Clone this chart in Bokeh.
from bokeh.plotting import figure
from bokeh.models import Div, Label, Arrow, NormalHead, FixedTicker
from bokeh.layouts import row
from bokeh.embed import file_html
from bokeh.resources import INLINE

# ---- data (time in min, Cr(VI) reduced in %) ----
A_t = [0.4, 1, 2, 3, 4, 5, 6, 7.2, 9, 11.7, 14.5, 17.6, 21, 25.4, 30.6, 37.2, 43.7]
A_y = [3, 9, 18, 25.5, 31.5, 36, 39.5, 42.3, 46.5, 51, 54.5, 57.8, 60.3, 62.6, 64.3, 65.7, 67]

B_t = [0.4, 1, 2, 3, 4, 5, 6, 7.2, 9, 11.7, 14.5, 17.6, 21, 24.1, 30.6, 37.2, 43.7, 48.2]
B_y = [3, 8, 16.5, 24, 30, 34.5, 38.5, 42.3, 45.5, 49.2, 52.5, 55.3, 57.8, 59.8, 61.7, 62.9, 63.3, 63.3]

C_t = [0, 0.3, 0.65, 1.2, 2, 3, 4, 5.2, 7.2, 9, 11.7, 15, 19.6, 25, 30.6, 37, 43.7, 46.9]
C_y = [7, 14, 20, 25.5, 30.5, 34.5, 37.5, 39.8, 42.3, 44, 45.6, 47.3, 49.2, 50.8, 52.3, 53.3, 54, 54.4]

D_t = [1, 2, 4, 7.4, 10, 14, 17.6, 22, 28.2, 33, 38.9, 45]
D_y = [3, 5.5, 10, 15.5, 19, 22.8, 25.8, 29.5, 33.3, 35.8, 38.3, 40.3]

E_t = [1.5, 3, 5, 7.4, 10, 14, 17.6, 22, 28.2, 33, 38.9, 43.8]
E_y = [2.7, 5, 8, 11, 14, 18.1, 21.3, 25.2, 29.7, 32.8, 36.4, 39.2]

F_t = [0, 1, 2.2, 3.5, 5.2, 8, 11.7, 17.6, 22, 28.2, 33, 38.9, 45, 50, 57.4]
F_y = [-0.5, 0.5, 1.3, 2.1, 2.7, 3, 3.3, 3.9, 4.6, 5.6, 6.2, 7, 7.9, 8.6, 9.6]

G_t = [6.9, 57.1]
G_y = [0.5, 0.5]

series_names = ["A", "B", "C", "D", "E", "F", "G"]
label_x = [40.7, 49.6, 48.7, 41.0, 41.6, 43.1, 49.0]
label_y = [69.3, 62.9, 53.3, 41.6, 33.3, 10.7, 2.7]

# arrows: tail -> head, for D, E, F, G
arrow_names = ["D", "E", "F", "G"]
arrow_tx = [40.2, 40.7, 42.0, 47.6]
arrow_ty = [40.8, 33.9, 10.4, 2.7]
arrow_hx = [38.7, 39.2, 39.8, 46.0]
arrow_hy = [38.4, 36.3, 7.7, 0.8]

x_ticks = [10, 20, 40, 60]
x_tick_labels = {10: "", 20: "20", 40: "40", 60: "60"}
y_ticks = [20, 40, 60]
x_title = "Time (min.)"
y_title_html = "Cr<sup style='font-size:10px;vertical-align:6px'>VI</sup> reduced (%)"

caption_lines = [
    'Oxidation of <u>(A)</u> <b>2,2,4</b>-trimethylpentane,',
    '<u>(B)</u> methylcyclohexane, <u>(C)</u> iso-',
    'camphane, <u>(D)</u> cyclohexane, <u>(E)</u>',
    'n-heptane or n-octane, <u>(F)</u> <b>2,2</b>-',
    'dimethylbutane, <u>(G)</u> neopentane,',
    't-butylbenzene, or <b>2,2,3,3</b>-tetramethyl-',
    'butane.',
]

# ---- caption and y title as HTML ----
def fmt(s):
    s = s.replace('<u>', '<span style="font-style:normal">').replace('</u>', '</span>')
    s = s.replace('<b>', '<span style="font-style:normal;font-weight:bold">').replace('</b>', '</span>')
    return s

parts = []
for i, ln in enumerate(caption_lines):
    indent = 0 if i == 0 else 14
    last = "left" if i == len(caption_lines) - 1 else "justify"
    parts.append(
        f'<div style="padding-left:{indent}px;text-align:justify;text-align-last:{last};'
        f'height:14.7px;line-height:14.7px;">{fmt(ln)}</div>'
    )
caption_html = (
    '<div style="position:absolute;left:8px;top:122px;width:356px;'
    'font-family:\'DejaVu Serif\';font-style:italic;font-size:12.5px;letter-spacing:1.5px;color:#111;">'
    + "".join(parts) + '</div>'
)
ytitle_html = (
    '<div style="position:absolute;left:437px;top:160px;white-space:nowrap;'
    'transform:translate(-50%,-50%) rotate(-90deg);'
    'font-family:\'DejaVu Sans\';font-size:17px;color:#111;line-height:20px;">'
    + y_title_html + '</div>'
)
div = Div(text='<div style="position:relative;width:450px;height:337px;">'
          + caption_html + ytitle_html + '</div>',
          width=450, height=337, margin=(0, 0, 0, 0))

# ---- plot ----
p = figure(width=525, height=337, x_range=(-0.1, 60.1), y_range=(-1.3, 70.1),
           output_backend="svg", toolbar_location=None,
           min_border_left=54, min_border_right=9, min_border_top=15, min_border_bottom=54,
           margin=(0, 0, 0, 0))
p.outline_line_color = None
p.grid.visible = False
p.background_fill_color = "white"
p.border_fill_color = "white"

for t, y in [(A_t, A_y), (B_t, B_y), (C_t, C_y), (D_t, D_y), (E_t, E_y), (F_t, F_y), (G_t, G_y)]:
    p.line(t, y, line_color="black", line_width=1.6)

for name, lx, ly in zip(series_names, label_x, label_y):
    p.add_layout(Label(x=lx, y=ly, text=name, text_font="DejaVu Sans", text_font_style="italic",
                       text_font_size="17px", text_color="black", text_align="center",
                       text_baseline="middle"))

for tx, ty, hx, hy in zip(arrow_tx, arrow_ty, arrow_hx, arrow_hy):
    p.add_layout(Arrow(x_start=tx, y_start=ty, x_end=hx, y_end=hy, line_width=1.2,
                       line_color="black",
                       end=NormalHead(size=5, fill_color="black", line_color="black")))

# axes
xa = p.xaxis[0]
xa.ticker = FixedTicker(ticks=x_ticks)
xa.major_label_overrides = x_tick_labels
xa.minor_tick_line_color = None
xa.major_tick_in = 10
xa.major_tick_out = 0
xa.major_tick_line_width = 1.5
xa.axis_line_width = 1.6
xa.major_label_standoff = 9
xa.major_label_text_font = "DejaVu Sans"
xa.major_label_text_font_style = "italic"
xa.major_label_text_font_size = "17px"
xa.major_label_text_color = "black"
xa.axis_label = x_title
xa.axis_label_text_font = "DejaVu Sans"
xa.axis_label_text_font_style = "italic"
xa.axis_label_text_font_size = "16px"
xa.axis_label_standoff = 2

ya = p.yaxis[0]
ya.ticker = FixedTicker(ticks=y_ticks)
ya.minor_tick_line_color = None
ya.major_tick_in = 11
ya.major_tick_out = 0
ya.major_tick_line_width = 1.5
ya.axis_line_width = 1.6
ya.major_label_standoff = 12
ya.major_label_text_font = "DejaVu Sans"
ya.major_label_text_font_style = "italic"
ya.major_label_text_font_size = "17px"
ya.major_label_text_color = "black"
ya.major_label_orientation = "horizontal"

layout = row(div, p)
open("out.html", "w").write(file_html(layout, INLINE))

→ Do this
All of the data needs to be reproduced exactly, with no line missing.

→ Written answer
Clone this chart in Bokeh.
from bokeh.plotting import figure
from bokeh.models import Div, Label, Arrow, NormalHead, FixedTicker
from bokeh.layouts import row
from bokeh.embed import file_html
from bokeh.resources import INLINE

# ---- data (time in min, Cr(VI) reduced in %) ----
A_t = [0.4, 1, 2, 3, 4, 5, 6, 7.2, 9, 11.7, 14.5, 17.6, 21, 25.4, 30.6, 37.2, 43.7]
A_y = [3, 9, 18, 25.5, 31.5, 36, 39.5, 42.3, 46.5, 51, 54.5, 57.8, 60.3, 62.6, 64.3, 65.7, 67]

B_t = [0.4, 1, 2, 3, 4, 5, 6, 7.2, 9, 11.7, 14.5, 17.6, 21, 24.1, 30.6, 37.2, 43.7, 48.2]
B_y = [3, 8, 16.5, 24, 30, 34.5, 38.5, 42.3, 45.5, 49.2, 52.5, 55.3, 57.8, 59.8, 61.7, 62.9, 63.3, 63.3]

C_t = [0, 0.3, 0.65, 1.2, 2, 3, 4, 5.2, 7.2, 9, 11.7, 15, 19.6, 25, 30.6, 37, 43.7, 46.9]
C_y = [7, 14, 20, 25.5, 30.5, 34.5, 37.5, 39.8, 42.3, 44, 45.6, 47.3, 49.2, 50.8, 52.3, 53.3, 54, 54.4]

D_t = [1, 2, 4, 7.4, 10, 14, 17.6, 22, 28.2, 33, 38.9, 45]
D_y = [3, 5.5, 10, 15.5, 19, 22.8, 25.8, 29.5, 33.3, 35.8, 38.3, 40.3]

E_t = [1.5, 3, 5, 7.4, 10, 14, 17.6, 22, 28.2, 33, 38.9, 43.8]
E_y = [2.7, 5, 8, 11, 14, 18.1, 21.3, 25.2, 29.7, 32.8, 36.4, 39.2]

F_t = [0, 1, 2.2, 3.5, 5.2, 8, 11.7, 17.6, 22, 28.2, 33, 38.9, 45, 50, 57.4]
F_y = [-0.5, 0.5, 1.3, 2.1, 2.7, 3, 3.3, 3.9, 4.6, 5.6, 6.2, 7, 7.9, 8.6, 9.6]

G_t = [6.9, 57.1]
G_y = [0.5, 0.5]

series_names = ["A", "B", "C", "D", "E", "F", "G"]
label_x = [40.7, 49.6, 48.7, 41.0, 41.6, 43.1, 49.0]
label_y = [69.3, 62.9, 53.3, 41.6, 33.3, 10.7, 2.7]

# arrows: tail -> head, for D, E, F, G
arrow_names = ["D", "E", "F", "G"]
arrow_tx = [40.2, 40.7, 42.0, 47.6]
arrow_ty = [40.8, 33.9, 10.4, 2.7]
arrow_hx = [38.7, 39.2, 39.8, 46.0]
arrow_hy = [38.4, 36.3, 7.7, 0.8]

x_ticks = [10, 20, 40, 60]
x_tick_labels = {10: "", 20: "20", 40: "40", 60: "60"}
y_ticks = [20, 40, 60]
x_title = "Time (min.)"
y_title_html = "Cr<sup style='font-size:10px;vertical-align:6px'>VI</sup> reduced (%)"

caption_lines = [
    'Oxidation of <u>(A)</u> <b>2,2,4</b>-trimethylpentane,',
    '<u>(B)</u> methylcyclohexane, <u>(C)</u> iso-',
    'camphane, <u>(D)</u> cyclohexane, <u>(E)</u>',
    'n-heptane or n-octane, <u>(F)</u> <b>2,2</b>-',
    'dimethylbutane, <u>(G)</u> neopentane,',
    't-butylbenzene, or <b>2,2,3,3</b>-tetramethyl-',
    'butane.',
]

# ---- caption and y title as HTML ----
def fmt(s):
    s = s.replace('<u>', '<span style="font-style:normal">').replace('</u>', '</span>')
    s = s.replace('<b>', '<span style="font-style:normal;font-weight:bold">').replace('</b>', '</span>')
    return s

parts = []
for i, ln in enumerate(caption_lines):
    indent = 0 if i == 0 else 14
    last = "left" if i == len(caption_lines) - 1 else "justify"
    parts.append(
        f'<div style="padding-left:{indent}px;text-align:justify;text-align-last:{last};'
        f'height:14.7px;line-height:14.7px;">{fmt(ln)}</div>'
    )
caption_html = (
    '<div style="position:absolute;left:8px;top:122px;width:356px;'
    'font-family:\'DejaVu Serif\';font-style:italic;font-size:12.5px;letter-spacing:1.5px;color:#111;">'
    + "".join(parts) + '</div>'
)
ytitle_html = (
    '<div style="position:absolute;left:437px;top:160px;white-space:nowrap;'
    'transform:translate(-50%,-50%) rotate(-90deg);'
    'font-family:\'DejaVu Sans\';font-size:17px;color:#111;line-height:20px;">'
    + y_title_html + '</div>'
)
div = Div(text='<div style="position:relative;width:450px;height:337px;">'
          + caption_html + ytitle_html + '</div>',
          width=450, height=337, margin=(0, 0, 0, 0))

# ---- plot ----
p = figure(width=525, height=337, x_range=(-0.1, 60.1), y_range=(-1.3, 70.1),
           output_backend="svg", toolbar_location=None,
           min_border_left=54, min_border_right=9, min_border_top=15, min_border_bottom=54,
           margin=(0, 0, 0, 0))
p.outline_line_color = None
p.grid.visible = False
p.background_fill_color = "white"
p.border_fill_color = "white"

for t, y in [(A_t, A_y), (B_t, B_y), (C_t, C_y), (D_t, D_y), (E_t, E_y), (F_t, F_y), (G_t, G_y)]:
    p.line(t, y, line_color="black", line_width=1.6)

for name, lx, ly in zip(series_names, label_x, label_y):
    p.add_layout(Label(x=lx, y=ly, text=name, text_font="DejaVu Sans", text_font_style="italic",
                       text_font_size="17px", text_color="black", text_align="center",
                       text_baseline="middle"))

for tx, ty, hx, hy in zip(arrow_tx, arrow_ty, arrow_hx, arrow_hy):
    p.add_layout(Arrow(x_start=tx, y_start=ty, x_end=hx, y_end=hy, line_width=1.2,
                       line_color="black",
                       end=NormalHead(size=5, fill_color="black", line_color="black")))

# axes
xa = p.xaxis[0]
xa.ticker = FixedTicker(ticks=x_ticks)
xa.major_label_overrides = x_tick_labels
xa.minor_tick_line_color = None
xa.major_tick_in = 10
xa.major_tick_out = 0
xa.major_tick_line_width = 1.5
xa.axis_line_width = 1.6
xa.major_label_standoff = 9
xa.major_label_text_font = "DejaVu Sans"
xa.major_label_text_font_style = "italic"
xa.major_label_text_font_size = "17px"
xa.major_label_text_color = "black"
xa.axis_label = x_title
xa.axis_label_text_font = "DejaVu Sans"
xa.axis_label_text_font_style = "italic"
xa.axis_label_text_font_size = "16px"
xa.axis_label_standoff = 2

ya = p.yaxis[0]
ya.ticker = FixedTicker(ticks=y_ticks)
ya.minor_tick_line_color = None
ya.major_tick_in = 11
ya.major_tick_out = 0
ya.major_tick_line_width = 1.5
ya.axis_line_width = 1.6
ya.major_label_standoff = 12
ya.major_label_text_font = "DejaVu Sans"
ya.major_label_text_font_style = "italic"
ya.major_label_text_font_size = "17px"
ya.major_label_text_color = "black"
ya.major_label_orientation = "horizontal"

layout = row(div, p)
open("out.html", "w").write(file_html(layout, INLINE))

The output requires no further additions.